I've been facing constant data I/O throttling issues with my Azure SQL Database, even though I'm paying for 8 vcores in an elastic pool, which costs about $1600 monthly. The settings allow me to allocate all the vcores to a single database, and I usually run my tests on just one DB during off-hours to pinpoint the issues. However, I'm consistently hitting I/O throttling at around 2000 IOPS, which feels quite low. On-premises, we never dealt with these kinds of disk throttling issues, and I expected CPU throttling before disk in the cloud environment. I'm particularly frustrated because the query optimizer seems oblivious to my throttling, often selecting plans that don't consider my actual disk bandwidth. I can mitigate this with hints or tweaking joins, but it's still a hassle. How should I approach this disk throttling in cloud databases, and is there a way to improve the situation?
5 Answers
Have you checked if your elastic pool supports General Purpose V2? In that version, you can set the IOPS separately, which might give you better performance.

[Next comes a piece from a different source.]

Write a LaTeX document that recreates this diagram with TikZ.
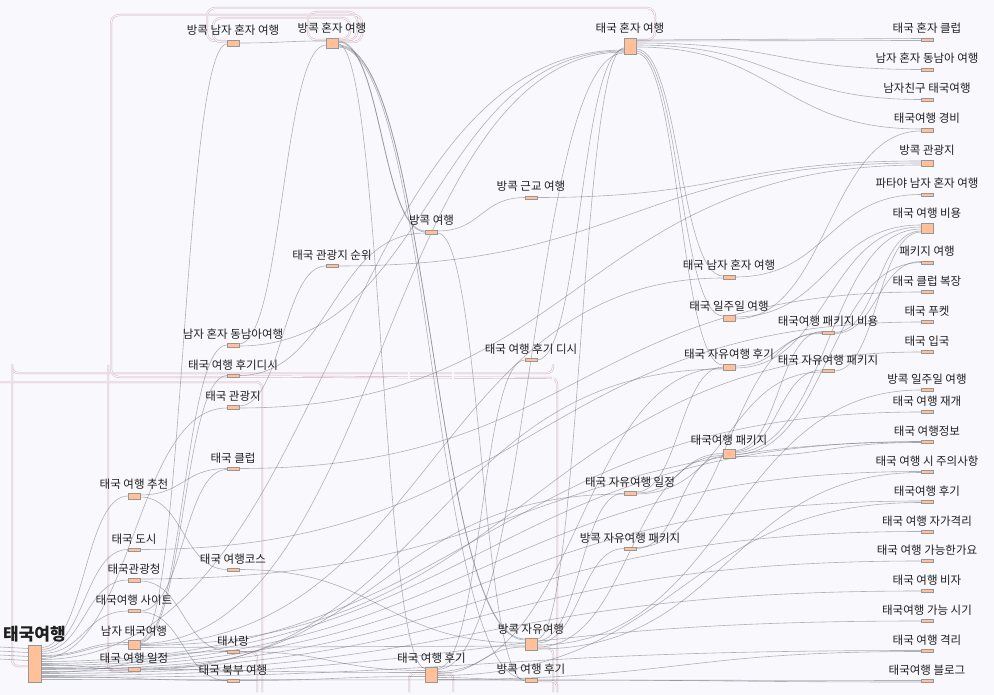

What tier are you using? If it's General Purpose, that could explain the limits you're facing. The log I/O caps can be pretty low, especially at 50MiB/s for General Purpose compared to Business Critical at 96MiB/s. Each offers different IOPS depending on your cores—like 2500 IOPS for General Purpose. You might benefit from looking at the specific SKU docs for more insights.
I totally feel your pain! Transitioning from on-prem to the cloud has its challenges, especially with resource management. It's tough to adjust expectations, but many have successfully optimized I/O by tweaking queries and configs.
We've dealt with similar issues and switched to the hyperscale elastic pools. They have significantly better I/O performance at a reasonable price, although it caps at 25 databases. It could be worth considering that option!
You might want to look at the kinds of operations you're doing. If you're running operations that involve deleting or bulk inserting 10k rows across multiple sessions, it can definitely strain the I/O. These operations can be heavy and might be hitting those limits pretty quickly. Have you considered optimizing further, like reducing the number of indexes or not validating foreign keys during inserts? That approach worked well for us on-prem, but seems tougher in the cloud.
Exactly! And I was curious about how you handle disk throttling in cloud databases since the IOPS limits feel shockingly low compared to what you might expect with 8 vcores.
We're on 8 vcores in General Purpose. That makes sense! Seems like they designed it this way to push customers towards the Business Critical tier.